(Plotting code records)
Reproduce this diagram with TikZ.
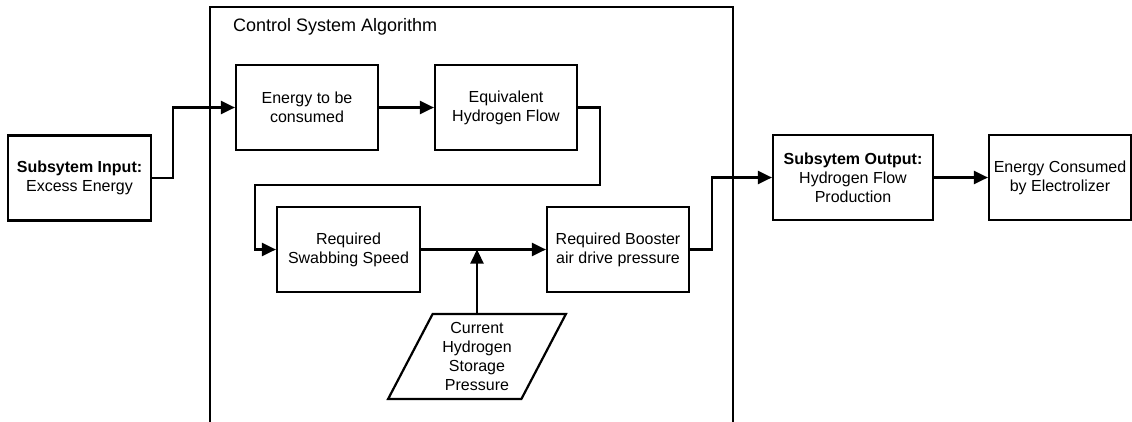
\documentclass[tikz,border=0pt]{standalone}
\usepackage{fontspec}
\setmainfont{Liberation Sans}
\usetikzlibrary{arrows.meta,shapes.geometric}

\tikzset{
    block/.style={draw, line width=2.2pt, align=center, minimum height=85pt, inner sep=2pt},
    arr/.style={line width=2.2pt, -{Triangle[length=14pt,width=13pt]}},
    link/.style={line width=2.2pt}
}

\begin{document}
\begin{tikzpicture}[x=1pt, y=-1pt, font=\fontsize{16}{19}\selectfont]
    \useasboundingbox (0,0) rectangle (1132,421);
    % Algorithm frame
    \draw[link] (210,425) |- (733,7) -- (733,425);
    \node[anchor=base west, inner sep=0pt, font=\fontsize{18}{21}\selectfont] (title) at (233,31) {Control System Algorithm};

    % Blocks
    \node[block, minimum width=143pt] (inp) at (79.5,178) {\textbf{Subsytem Input:}\\Excess Energy};
    \node[block, minimum width=142pt] (ener) at (307,107.5) {Energy to be\\consumed};
    \node[block, minimum width=142pt] (equiv) at (506,107.5) {Equivalent\\Hydrogen Flow};
    \node[block, minimum width=143pt] (swab) at (348.5,249.5) {Required\\Swabbing Speed};
    \node[block, minimum width=142pt] (boost) at (618,249.5) {Required Booster\\air drive pressure};
    \node[block, minimum width=160pt] (out) at (853,177.5) {\textbf{Subsytem Output:}\\Hydrogen Flow\\Production};
    \node[block, minimum width=142pt] (elec) at (1060,177.5) {Energy Consumed\\by Electrolizer};
    \node[draw, line width=2.2pt, align=center, trapezium, trapezium left angle=63, trapezium right angle=117,
          trapezium stretches=true, minimum width=178pt, minimum height=85pt, inner sep=0pt] (press) at (477,356.5)
          {Current\\Hydrogen\\Storage\\Pressure};
    \coordinate (bend) at (255,185);

    % Connectors
    \draw[arr] (inp.east) -- ++(21,0) |- (ener.west);
    \draw[arr] (ener) -- (equiv);
    \draw[arr] (equiv.east) -- ++(22,0) |- (bend) |- (swab.west);
    \draw[arr] (swab) -- (boost);
    \draw[arr] (press.north) -- (press.north |- swab.east);
    \draw[arr] (boost.east) -- ++(22,0) |- (out.west);
    \draw[arr] (out) -- (elec);
\end{tikzpicture}
\end{document}
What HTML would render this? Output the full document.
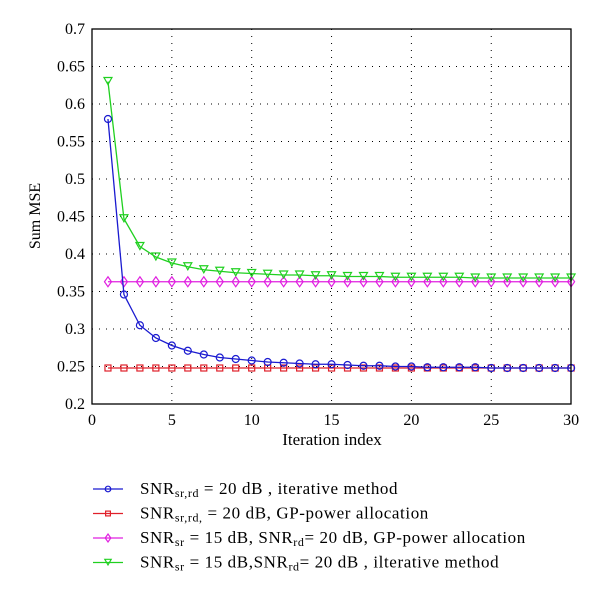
<!DOCTYPE html>
<html><head><meta charset="utf-8"><style>
body{margin:0;background:#fff;}
svg{display:block;font-family:"Liberation Serif",serif;}
</style></head><body>
<svg id="chart" width="600" height="592">
<g id="grid"></g>
<g id="series"></g>
<rect x="92" y="29" width="479" height="375" fill="none" stroke="#000" stroke-width="1.3"/>
<g id="ticks" font-size="16"></g>
<text x="332" y="445" text-anchor="middle" font-size="17">Iteration index</text>
<text transform="translate(40,216) rotate(-90)" text-anchor="middle" font-size="16">Sum MSE</text>
<g id="legend" font-size="17" letter-spacing="0.6"></g>
</svg>
<script>
const xTicks=[0,5,10,15,20,25,30];
const yTicks=[0.2,0.25,0.3,0.35,0.4,0.45,0.5,0.55,0.6,0.65,0.7];
const iterations=[1,2,3,4,5,6,7,8,9,10,11,12,13,14,15,16,17,18,19,20,21,22,23,24,25,26,27,28,29,30];
const blueIter=[0.58,0.346,0.305,0.288,0.278,0.271,0.266,0.262,0.26,0.258,0.256,0.255,0.254,0.253,0.253,0.252,0.251,0.251,0.25,0.25,0.249,0.249,0.249,0.249,0.248,0.248,0.248,0.248,0.248,0.248];
const redGP=[0.248,0.248,0.248,0.248,0.248,0.248,0.248,0.248,0.248,0.248,0.248,0.248,0.248,0.248,0.248,0.248,0.248,0.248,0.248,0.248,0.248,0.248,0.248,0.248,0.248,0.248,0.248,0.248,0.248,0.248];
const magentaGP=[0.363,0.363,0.363,0.363,0.363,0.363,0.363,0.363,0.363,0.363,0.363,0.363,0.363,0.363,0.363,0.363,0.363,0.363,0.363,0.363,0.363,0.363,0.363,0.363,0.363,0.363,0.363,0.363,0.363,0.363];
const greenIter=[0.63,0.447,0.41,0.396,0.388,0.383,0.379,0.377,0.375,0.374,0.373,0.372,0.372,0.371,0.371,0.37,0.37,0.37,0.369,0.369,0.369,0.369,0.369,0.368,0.368,0.368,0.368,0.368,0.368,0.368];
const X=v=>92+v*15.97, Y=v=>404-(v-0.2)*750;
const NS="http://www.w3.org/2000/svg";
function mk(t,a,p){const e=document.createElementNS(NS,t);for(const k in a)e.setAttribute(k,a[k]);p.appendChild(e);return e;}
const grid=document.getElementById('grid'),ticks=document.getElementById('ticks');
xTicks.forEach(t=>{
 if(t>0&&t<30){const l=mk('line',{x1:X(t),x2:X(t),y1:29,y2:404,stroke:'#000','stroke-width':1,'stroke-dasharray':'1,6'},grid);
 }
 const tx=mk('text',{x:X(t),y:425,'text-anchor':'middle'},ticks);tx.textContent=t;
 
});
yTicks.forEach(t=>{
 if(t>0.21&&t<0.69){const l=mk('line',{x1:92,x2:571,y1:Y(t),y2:Y(t),stroke:'#000','stroke-width':1,'stroke-dasharray':'1,6'},grid);
 }
 const tx=mk('text',{x:85,y:Y(t)+5,'text-anchor':'end'},ticks);tx.textContent=String(t);
 
});
function marker(type,x,y,c,p,s){
 s=s||1;let e;
 if(type==='circle')e=mk('circle',{cx:x,cy:y,r:3.5*s,fill:'none',stroke:c,'stroke-width':1.2},p);
 else if(type==='square')e=mk('rect',{x:x-3*s,y:y-3*s,width:6*s,height:6*s,fill:'none',stroke:c,'stroke-width':1.2},p);
 else if(type==='diamond')e=mk('polygon',{points:`${x},${y-5*s} ${x+3.5*s},${y} ${x},${y+5*s} ${x-3.5*s},${y}`,fill:'none',stroke:c,'stroke-width':1.2},p);
 else e=mk('polygon',{points:`${x-4*s},${y-4*s} ${x+4*s},${y-4*s} ${x},${y+3*s}`,fill:'none',stroke:c,'stroke-width':1.2},p);
 
}
const seriesDefs=[
 {vals:redGP,c:'#e0202a',m:'square',name:'series-red-gp',label:['SNR','sr,rd,',' = 20 dB, GP-power allocation']},
 {vals:magentaGP,c:'#e020e0',m:'diamond',name:'series-magenta-gp',label:['SNR','sr',' = 15 dB, SNR','rd','= 20 dB, GP-power allocation']},
 {vals:greenIter,c:'#20d020',m:'tri',name:'series-green-iterative',label:['SNR','sr',' = 15 dB,SNR','rd','= 20 dB , ilterative method']},
 {vals:blueIter,c:'#1a1ad0',m:'circle',name:'series-blue-iterative',label:['SNR','sr,rd',' = 20 dB , iterative method']}
];
const sg=document.getElementById('series');
seriesDefs.forEach(s=>{
 const g=mk('g',{},sg);
 const pl=mk('polyline',{points:iterations.map((it,i)=>X(it)+','+Y(s.vals[i])).join(' '),fill:'none',stroke:s.c,'stroke-width':1.3},g);
 
 iterations.forEach((it,i)=>marker(s.m,X(it),Y(s.vals[i]),s.c,g));
});
const lg=document.getElementById('legend');
const order=[3,0,1,2];
order.forEach((idx,r)=>{
 const s=seriesDefs[idx],y=489+r*24.5;
 const g=mk('g',{},lg);
 mk('line',{x1:93,x2:123,y1:y,y2:y,stroke:s.c,'stroke-width':1.3},g);
 marker(s.m,108,y,s.c,g,0.8);
 const t=mk('text',{x:140,y:y+5},g);
 s.label.forEach((part,k)=>{const ts=mk('tspan',k%2===1?{'font-size':12,dy:3}:(k>0?{dy:-3}:{}),t);ts.textContent=part;});
});
</script>
</body></html>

**Work required**
Work out how many lines above contain the word "Output". Give only the number.

**Answer for this exercise**
2